UVA - 12249 - Overlapping Scenes![]()
This article will explain my thought process to solve a problem called Overlapping Scenes (PDF) from UVA Online Judge. Read the original problem statement before reading this article.
Keywords: Permutation, Searching
Objective![]()
Given:
Number of scenes.
List of scenes.
We want to:
Find the minimum length of the movie.
Glossary![]()
Permutation — A mathematical concept that determines the number of possible arrangements for a specific set of elements.
Searching — A process of locating a specific element or item within a collection of data.
Brute Force — A search strategy that systematically explores every option until the answer is discovered.
Observation![]()
Movie is a sequence of scenes, and scene is a sequence of frames. To reduce the length of the movie, we can merge the ending and the beginning from any pair of 2 consecutive scenes, as long as it has identical frames.
Next, since the number of scenes is quiet small, it is possible for us to create every permutation of the sequence of the scenes. We will try to create a movie out of every possible sequence of the scenes.
After that, to create a shortest movie out of the sequence of the scenes, we need to search for the maximum matches from every possible ending and beginning of the consecutive scenes. Since the length of a scene is quiet small, we can naively compare every possible length of the ending and begining to find matches. When maximum matches found, we can merge the identical frames together and add the remaining frames into the movie.
Last, after we have identified every possible shortest movie, we just need to return the length of the actual shortest movie.
Algorithm![]()
To generate permutation of the sequence of the scenes, unlike C++, java doesn’t have next_permutation function, but we can implement the same algorithm by ourself. The next permutation is defined as the next arrangement of the elements in the sorted order.

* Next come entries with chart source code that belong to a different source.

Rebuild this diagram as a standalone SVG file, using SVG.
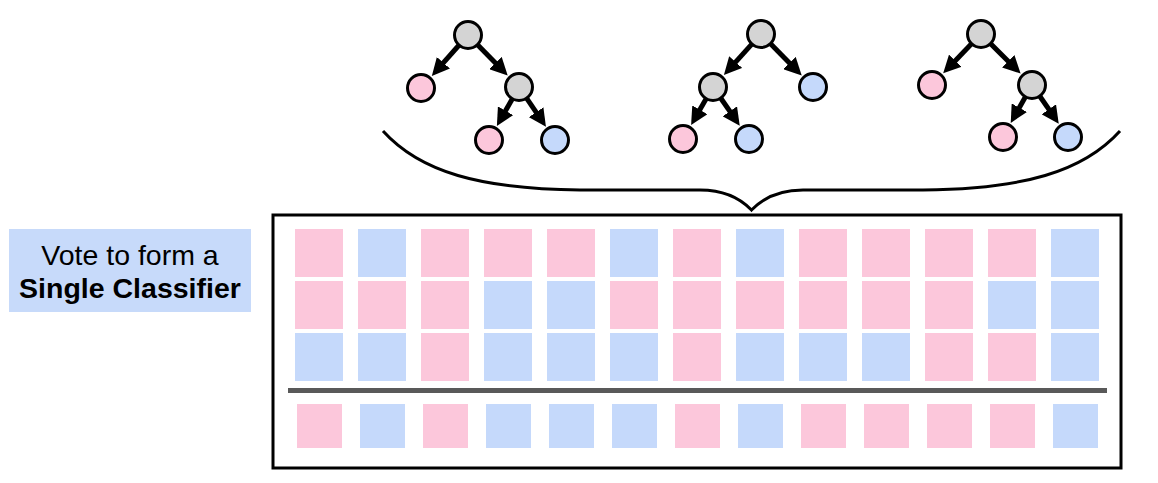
<svg xmlns="http://www.w3.org/2000/svg" width="1158" height="483" viewBox="0 0 1158 483">
  <style>
    .p { fill: #fcc7db; }
    .b { fill: #c5d9fb; }
    .node { stroke: #000; stroke-width: 3; }
    .gray { fill: #d4d4d4; }
    .edge { stroke: #000; stroke-width: 5; fill: none; marker-end: url(#ah); }
    .lbl { font-family: "Liberation Sans", Arial, sans-serif; font-size: 28.5px; fill: #000; text-anchor: middle; }
  </style>
  <defs>
    <marker id="ah" viewBox="0 0 10 10" refX="2" refY="5" markerWidth="3.5" markerHeight="3.5" orient="auto" markerUnits="strokeWidth">
      <path d="M0,0 L10,5 L0,10 z" fill="#000"/>
    </marker>
  </defs>
  <rect width="1158" height="483" fill="#fff"/>

  <g id="connectors">
    <line class="edge" x1="458.7" y1="45.5" x2="441.1" y2="65.4"/>
    <line class="edge" x1="477.8" y1="45.0" x2="497.9" y2="65.5"/>
    <line class="edge" x1="512.1" y1="99.2" x2="503.8" y2="113.8"/>
    <line class="edge" x1="526.9" y1="98.6" x2="538.1" y2="115.1"/>
    <line class="edge" x1="751.6" y1="44.4" x2="733.3" y2="64.6"/>
    <line class="edge" x1="770.8" y1="44.0" x2="791.9" y2="65.5"/>
    <line class="edge" x1="706.0" y1="99.1" x2="698.1" y2="112.8"/>
    <line class="edge" x1="721.0" y1="98.5" x2="731.8" y2="114.2"/>
    <line class="edge" x1="971.3" y1="44.1" x2="952.9" y2="63.2"/>
    <line class="edge" x1="990.9" y1="43.9" x2="1010.7" y2="63.7"/>
    <line class="edge" x1="1025.2" y1="97.2" x2="1017.6" y2="110.7"/>
    <line class="edge" x1="1040.0" y1="96.5" x2="1050.8" y2="112.2"/>
  </g>

  <g id="tree1">
    <circle id="t1-root" class="node gray" cx="468" cy="35" r="13.5"/>
    <circle id="t1-left" class="node p" cx="421" cy="88" r="13.5"/>
    <circle id="t1-inner" class="node gray" cx="519" cy="87" r="13.5"/>
    <circle id="t1-ll" class="node p" cx="489" cy="140" r="13.5"/>
    <circle id="t1-lr" class="node b" cx="555" cy="140" r="13.5"/>
  </g>
  <g id="tree2">
    <circle id="t2-root" class="node gray" cx="761" cy="34" r="13.5"/>
    <circle id="t2-inner" class="node gray" cx="713" cy="87" r="13.5"/>
    <circle id="t2-right" class="node b" cx="813" cy="87" r="13.5"/>
    <circle id="t2-ll" class="node p" cx="683" cy="139" r="13.5"/>
    <circle id="t2-lr" class="node b" cx="749" cy="139" r="13.5"/>
  </g>
  <g id="tree3">
    <circle id="t3-root" class="node gray" cx="981" cy="34" r="13.5"/>
    <circle id="t3-left" class="node p" cx="932" cy="85" r="13.5"/>
    <circle id="t3-inner" class="node gray" cx="1032" cy="85" r="13.5"/>
    <circle id="t3-ll" class="node p" cx="1003" cy="137" r="13.5"/>
    <circle id="t3-lr" class="node b" cx="1068" cy="137" r="13.5"/>
  </g>

  <g id="brace">
    <path d="M383,131 C420,172 480,189 580,190 L700,190 C725,190 740,198 751.5,210 C763,198 778,190 803,190 L923,190 C1023,189 1083,172 1120,131" fill="none" stroke="#000" stroke-width="3"/>
  </g>

  <g id="label">
    <rect x="9" y="229" width="242" height="83" fill="#c7dafa"/>
    <text class="lbl" x="130" y="265">Vote to form a</text>
    <text class="lbl" x="130" y="298" font-weight="bold">Single Classifier</text>
  </g>

  <g id="votes">
    <rect x="273" y="215" width="848" height="253" fill="#fff" stroke="#000" stroke-width="3"/>
    <g id="row1">
      <rect class="p" x="295" y="229" width="48" height="48"/>
      <rect class="b" x="358" y="229" width="48" height="48"/>
      <rect class="p" x="421" y="229" width="48" height="48"/>
      <rect class="p" x="484" y="229" width="48" height="48"/>
      <rect class="p" x="547" y="229" width="48" height="48"/>
      <rect class="b" x="610" y="229" width="48" height="48"/>
      <rect class="p" x="673" y="229" width="48" height="48"/>
      <rect class="b" x="736" y="229" width="48" height="48"/>
      <rect class="p" x="799" y="229" width="48" height="48"/>
      <rect class="p" x="862" y="229" width="48" height="48"/>
      <rect class="p" x="925" y="229" width="48" height="48"/>
      <rect class="p" x="988" y="229" width="48" height="48"/>
      <rect class="b" x="1051" y="229" width="48" height="48"/>
    </g>
    <g id="row2">
      <rect class="p" x="295" y="281" width="48" height="48"/>
      <rect class="p" x="358" y="281" width="48" height="48"/>
      <rect class="p" x="421" y="281" width="48" height="48"/>
      <rect class="b" x="484" y="281" width="48" height="48"/>
      <rect class="b" x="547" y="281" width="48" height="48"/>
      <rect class="p" x="610" y="281" width="48" height="48"/>
      <rect class="p" x="673" y="281" width="48" height="48"/>
      <rect class="p" x="736" y="281" width="48" height="48"/>
      <rect class="p" x="799" y="281" width="48" height="48"/>
      <rect class="p" x="862" y="281" width="48" height="48"/>
      <rect class="p" x="925" y="281" width="48" height="48"/>
      <rect class="b" x="988" y="281" width="48" height="48"/>
      <rect class="b" x="1051" y="281" width="48" height="48"/>
    </g>
    <g id="row3">
      <rect class="b" x="295" y="333" width="48" height="48"/>
      <rect class="b" x="358" y="333" width="48" height="48"/>
      <rect class="p" x="421" y="333" width="48" height="48"/>
      <rect class="b" x="484" y="333" width="48" height="48"/>
      <rect class="b" x="547" y="333" width="48" height="48"/>
      <rect class="b" x="610" y="333" width="48" height="48"/>
      <rect class="p" x="673" y="333" width="48" height="48"/>
      <rect class="b" x="736" y="333" width="48" height="48"/>
      <rect class="b" x="799" y="333" width="48" height="48"/>
      <rect class="b" x="862" y="333" width="48" height="48"/>
      <rect class="p" x="925" y="333" width="48" height="48"/>
      <rect class="p" x="988" y="333" width="48" height="48"/>
      <rect class="b" x="1051" y="333" width="48" height="48"/>
    </g>
    <line x1="288" y1="390.5" x2="1107" y2="390.5" stroke="#595959" stroke-width="5"/>
    <g id="result">
      <rect class="p" x="297" y="404" width="45" height="44"/>
      <rect class="b" x="360" y="404" width="45" height="44"/>
      <rect class="p" x="423" y="404" width="45" height="44"/>
      <rect class="b" x="486" y="404" width="45" height="44"/>
      <rect class="b" x="549" y="404" width="45" height="44"/>
      <rect class="b" x="612" y="404" width="45" height="44"/>
      <rect class="p" x="675" y="404" width="45" height="44"/>
      <rect class="b" x="738" y="404" width="45" height="44"/>
      <rect class="p" x="801" y="404" width="45" height="44"/>
      <rect class="p" x="864" y="404" width="45" height="44"/>
      <rect class="p" x="927" y="404" width="45" height="44"/>
      <rect class="p" x="990" y="404" width="45" height="44"/>
      <rect class="b" x="1053" y="404" width="45" height="44"/>
    </g>
  </g>
</svg>
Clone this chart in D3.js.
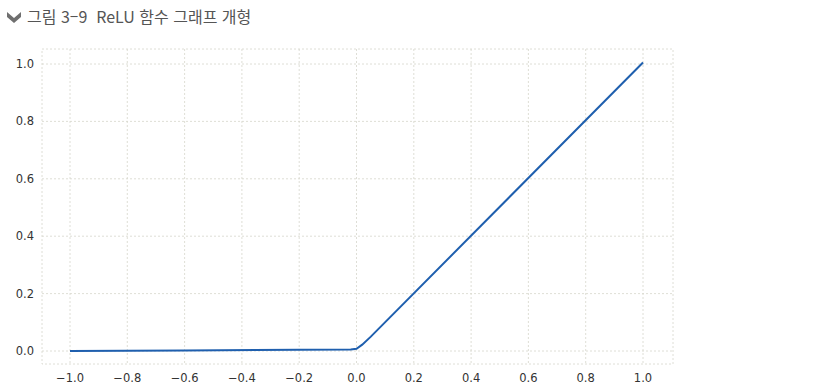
<!DOCTYPE html>
<html lang="ko">
<head>
  <meta charset="UTF-8">
  <title>ReLU</title>
  <script src="https://d3js.org/d3.v7.min.js"></script>
  <style>
    body { margin: 0; background: #fff; }
  </style>
</head>
<body>
  <div id="container"></div>
  <script>
    // ReLU curve
    const xs = [-1.0, -0.6, -0.2, -0.02, 0.0, 0.02, 0.05, 1.0]
    const ys = [0.0, 0.002, 0.004, 0.005, 0.008, 0.022, 0.05, 1.005]
    const xTicks = [-1.0, -0.8, -0.6, -0.4, -0.2, 0.0, 0.2, 0.4, 0.6, 0.8, 1.0]
    const yTicks = [0.0, 0.2, 0.4, 0.6, 0.8, 1.0]
    const title = '그림 3\u20139  ReLU 함수 그래프 개형'

    const W = 840, H = 391
    const box = {left: 42, right: 673, top: 49, bottom: 364}

    const svg = d3.select('#container').append('svg')
      .attr('width', W)
      .attr('height', H)
      .style('font-family', '"DejaVu Sans", sans-serif')

    // title with chevron
    svg.append('path')
      .attr('d', 'M7,12 L14,18 L21,12 L21,17 L14,23 L7,17 Z')
      .attr('fill', '#6f6f6f')
    svg.append('text')
      .attr('x', 27)
      .attr('y', 23)
      .attr('font-family', '"Noto Sans CJK KR", sans-serif')
      .attr('font-size', 16)
      .attr('fill', '#555')
      .style('white-space', 'pre')
      .text(title)

    const x = d3.scaleLinear().domain([-1, 1]).range([70, 643])
    const y = d3.scaleLinear().domain([0, 1]).range([351, 64])

    const grid = '#d6d6cc'

    // grid
    svg.append('g').selectAll('line')
      .data(xTicks).enter().append('line')
        .attr('x1', d => x(d)).attr('x2', d => x(d))
        .attr('y1', box.top).attr('y2', box.bottom)
        .attr('stroke', grid).attr('stroke-dasharray', '2,2').attr('stroke-width', 0.8)
    svg.append('g').selectAll('line')
      .data(yTicks).enter().append('line')
        .attr('x1', box.left).attr('x2', box.right)
        .attr('y1', d => y(d)).attr('y2', d => y(d))
        .attr('stroke', grid).attr('stroke-dasharray', '2,2').attr('stroke-width', 0.8)

    // frame
    svg.append('rect')
      .attr('x', box.left).attr('y', box.top)
      .attr('width', box.right - box.left).attr('height', box.bottom - box.top)
      .attr('fill', 'none').attr('stroke', grid)
      .attr('stroke-dasharray', '2,2').attr('stroke-width', 0.8)

    const fmt = d => (d < 0 ? '\u2212' : '') + Math.abs(d).toFixed(1)

    svg.append('g').selectAll('text')
      .data(xTicks).enter().append('text')
        .attr('x', d => x(d))
        .attr('y', 382)
        .attr('text-anchor', 'middle')
        .attr('font-size', 11.5)
        .attr('fill', '#333')
        .text(fmt)
    svg.append('g').selectAll('text')
      .data(yTicks).enter().append('text')
        .attr('x', 34)
        .attr('y', d => y(d) + 4)
        .attr('text-anchor', 'end')
        .attr('font-size', 11.5)
        .attr('fill', '#333')
        .text(fmt)

    const pts = xs.map((v, i) => [v, ys[i]])
    svg.append('path')
      .datum(pts)
      .attr('d', d3.line().x(d => x(d[0])).y(d => y(d[1])))
      .attr('fill', 'none')
      .attr('stroke', '#1f5fae')
      .attr('stroke-width', 2)
  </script>
</body>
</html>
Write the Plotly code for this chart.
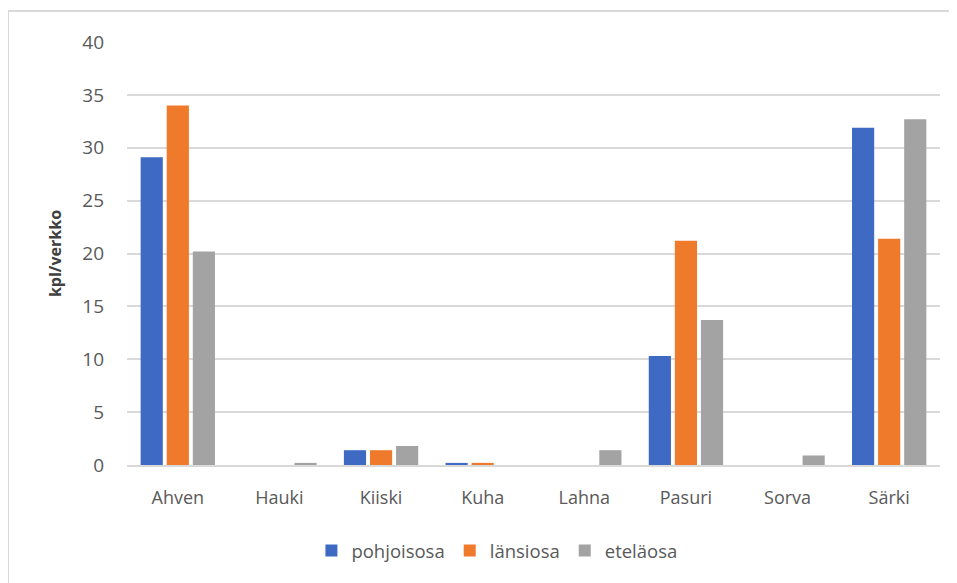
import plotly.graph_objects as go

categories = ["Ahven", "Hauki", "Kiiski", "Kuha", "Lahna", "Pasuri", "Sorva", "Särki"]
pohjoisosa = [29.1, 0.0, 1.4, 0.2, 0.0, 10.3, 0.0, 31.9]
lansiosa = [34.0, 0.0, 1.4, 0.2, 0.0, 21.2, 0.0, 21.4]
etelaosa = [20.2, 0.2, 1.8, 0.0, 1.4, 13.7, 0.9, 32.7]
series_names = ["pohjoisosa", "länsiosa", "eteläosa"]
colors = ["#3E6AC4", "#F07A2C", "#A3A3A3"]
y_ticks = [0, 5, 10, 15, 20, 25, 30, 35, 40]

fig = go.Figure()
for name, vals, col in zip(series_names, [pohjoisosa, lansiosa, etelaosa], colors):
    fig.add_trace(go.Bar(x=categories, y=vals, name=name, marker=dict(color=col, line=dict(width=0))))

# page body has an 8px margin, so figure is drawn offset by 8px
OFF = 8
W, H = 957 - OFF, 583 - OFF
ml, mr, mt, mb = 127 - OFF, 17, 42 - OFF, 118
pw, ph = W - ml - mr, H - mt - mb

def px2paper_x(px):
    return (px - OFF - ml) / pw

def px2paper_y(py):
    return (H - mb - (py - OFF)) / ph

border = dict(color="#D9D9D9", width=2)
fig.update_layout(
    width=W, height=H,
    margin=dict(l=ml, r=mr, t=mt, b=mb),
    paper_bgcolor="white", plot_bgcolor="white",
    barmode="group", bargap=0.23, bargroupgap=0.15,
    font=dict(family="Open Sans, Noto Sans, sans-serif", color="#595959", size=18),
    showlegend=True,
    legend=dict(orientation="h", x=0.455, xanchor="center", y=px2paper_y(532), yanchor="top",
                font=dict(size=18.5, color="#595959"), itemwidth=30, traceorder="normal"),
    xaxis=dict(showgrid=False, showline=True, linecolor="#D9D9D9", linewidth=1.5,
               ticks="", ticklabelstandoff=16, tickfont=dict(size=18, color="#595959")),
    yaxis=dict(range=[0, 40], tickvals=y_ticks, showgrid=True, gridcolor="#D9D9D9", gridwidth=1.5,
               zeroline=False, showline=False, ticks="", ticklabelstandoff=22,
               tickfont=dict(size=19, color="#595959"),
               title=dict(text="<b>kpl/verkko</b>", font=dict(size=16, color="#404040"), standoff=16)),
    shapes=[
        dict(type="line", xref="paper", yref="paper",
             x0=px2paper_x(8), x1=px2paper_x(970), y0=px2paper_y(11), y1=px2paper_y(11),
             line=border, layer="below"),
        dict(type="line", xref="paper", yref="paper",
             x0=px2paper_x(8), x1=px2paper_x(8), y0=px2paper_y(11), y1=px2paper_y(600),
             line=border, layer="below"),
    ],
)

fig.write_html("out.html")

We’ll use this mechanism to iterate over every possible permutation of the sequence of scenes.
To create the shortest movie out of the sequence of scenes, we can use brute force algorithm to identify the maximum identical frames out of the consecutive scene. This is done by going over every possible of scene length and comparing the ending and beginning of the consecutive scenes with such a length.
The time complexity of this solution is O({total scenes}! * {total scenes}^3) or O(10^5).
Implementation![]()
import java.io.BufferedInputStream;
import java.io.BufferedOutputStream;
import java.io.PrintWriter;
import java.util.Arrays;
import java.util.Comparator;
import java.util.Scanner;
/**
* 12249 - Overlapping Scenes
* Time limit: 3.000 seconds
* https://onlinejudge.org/index.php?option=com_onlinejudge&Itemid=8&page=show_problem&problem=3401
*/
public class Main {
public static void main(final String... args) {
final Scanner in = new Scanner(new BufferedInputStream(System.in));
final PrintWriter out = new PrintWriter(new BufferedOutputStream(System.out));
final Process process = new Process();
final int totalCases = in.nextInt();
for (int caseId = 1; caseId <= totalCases; caseId++) {
final Input input = new Input();
input.caseId = caseId;
input.totalScenes = in.nextInt();
input.scenes = new String[input.totalScenes];
for (int i = 0; i < input.totalScenes; i++) {
input.scenes[i] = in.next();
}
final Output output = process.process(input);
out.format("Case %d: %d\n", output.caseId, output.movieLength);
}
in.close();
out.flush();
out.close();
}
}
class Input {
public int caseId;
public int totalScenes;
public String[] scenes;
}
class Output {
public int caseId;
public int movieLength;
}
class Process {
public Output process(final Input input) {
final Permutation<String> permutation = new Permutation<>(input.scenes, Comparator.naturalOrder());
int minMovieLength = Integer.MAX_VALUE;
for (String[] scenes = permutation.next(); scenes != null; scenes = permutation.next()) {
final String movie = createMovie(scenes);
minMovieLength = Math.min(minMovieLength, movie.length());
}
final Output output = new Output();
output.caseId = input.caseId;
output.movieLength = minMovieLength;
return output;
}
private String createMovie(final String[] scenes) {
final StringBuilder movie = new StringBuilder();
for (final String scene : scenes) {
int commonLength;
for (commonLength = scene.length(); commonLength >= 0; commonLength--) {
final String commonMovie = movie.substring(Math.max(0, movie.length() - commonLength), movie.length());
final String commonScene = scene.substring(0, commonLength);
if (commonMovie.equals(commonScene)) break;
}
final String uncommonScene = scene.substring(commonLength, scene.length());
movie.append(uncommonScene);
}
return movie.toString();
}
}
final class Permutation<V> {
private final V[] items;
private final Comparator<V> comparator;
private boolean executed;
public Permutation(final V[] items, final Comparator<V> comparator) {
this.items = items.clone();
this.comparator = comparator;
this.executed = false;
Arrays.sort(this.items, this.comparator);
}
public V[] next() {
if (!executed) {
executed = true;
return items;
}
int index = -1;
for (int i = items.length - 2; i >= 0; i--) {
final int compare = comparator.compare(items[i], items[i + 1]);
if (compare < 0) {
index = i;
break;
}
}
if (index == -1) {
return null;
}
for (int i = items.length - 1; i > index; i--) {
final int compare = comparator.compare(items[i], items[index]);
if (compare > 0) {
swap(i, index);
break;
}
}
reverse(index + 1, items.length - 1);
return items;
}
private void reverse(int start, int end) {
while (start < end) {
swap(start, end);
start++;
end--;
}
}
private void swap(int i, int j) {
V temp = items[i];
items[i] = items[j];
items[j] = temp;
}
}